Richard Fernandez illustrates the reason why people feel free to throw shoes at George Bush or call him "Hitler."
Indignant protesters can safely throw shoes at John Howard or George Bush yelling “Hitler” precisely because they know they ain’t. If they threw shoes at a real Kim Jong-un — or Hitler — the results would be rather different. We throw shoes at those we are sure won’t strike back.
Here's what happens if you displease Kim:
A few months ago the Telegraph reported that North Korean dictator Kim Jong-un’s ex-girlfriend and a dozen of her friends were executed by machine gun for pornographic crimes. “All 12 were machine-gunned three days later, with other members of North Korea’s most famous pop groups and their immediate families forced to watch. The onlookers were then sent to prison camps, victims of the regime’s assumption of guilt by association, the reports stated. ”
What has become apparent is that the rules governing the Ruling Class have primarily been enforced not by law but by custom. The Country Class has to fear the constable and the prosecutor. Not so the governors. Not so long ago politicians resigned because they made mistakes or did things that were considered "out of bounds." Richard Nixon resigned rather than face impeachment. But when Clinton was impeached for his crimes, he fought refused to go. And the Ruling Class (of which the Press is a full fledged member) moved the goal posts and today he's viewed as a stalwart of his party and his wife - complicit in his crimes and misdemeanors - is the leading candidate to be our next President. The current occupant of that office simply ignores the laws he dislikes, changes the ones he wants by executive order, refuses to provide Congress it's rightful demands even as his polling numbers plummet. But the thought of removing him from office is viewed as out of bounds, and his resignation is a fantasy.
Who is going to hold him within the constraints of his Constitutionally mandated limits? The Congress will not because part of Congress is of his party. The people cannot because they are powerless. The courts cannot because, as Stalin once said "The Pope! How many divisions has he got?" How many divisions does the court have?
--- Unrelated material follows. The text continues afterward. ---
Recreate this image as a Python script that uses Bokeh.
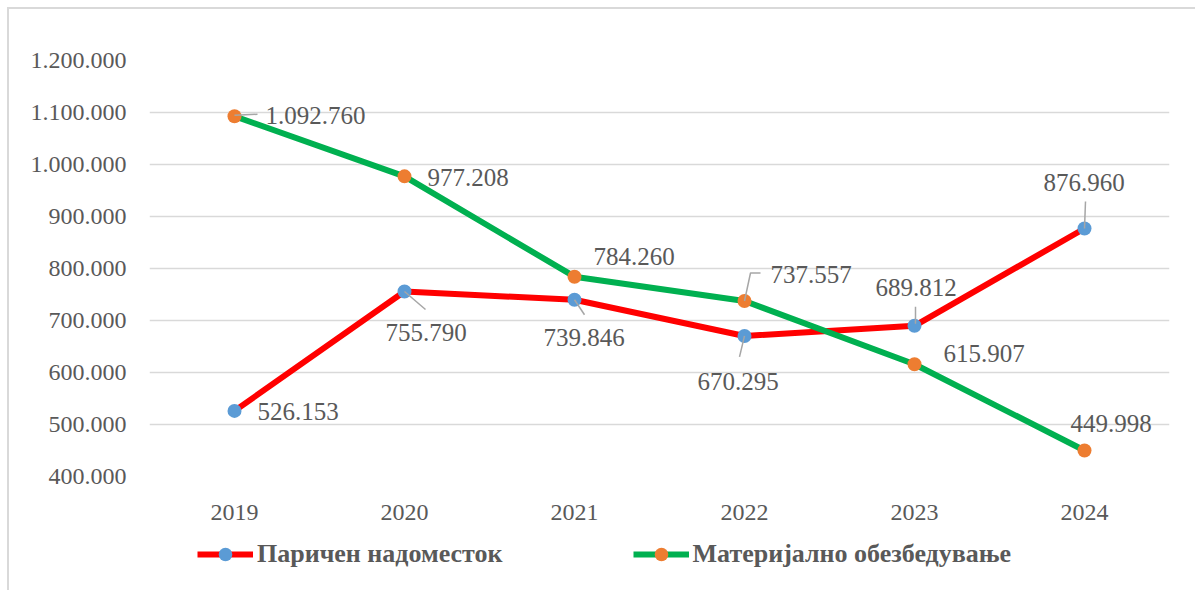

Custom and a sense of shame once made questions of "who has the guns" not something that people in this country needed to worry about since Independence was won. That's a very dangerous situation because it increases the likelihood that the conflict between the rulers and and ruled will not be settled at the ballot box but in the streets.
No one apologizes any more; least of all the wicked. We misspeak but never lie; we make excuses and evade responsibility; or worse we create new frauds to conceal the old. In place of the old injunction “go and sin no more” we have substituted the new commandment: “sin is no more.”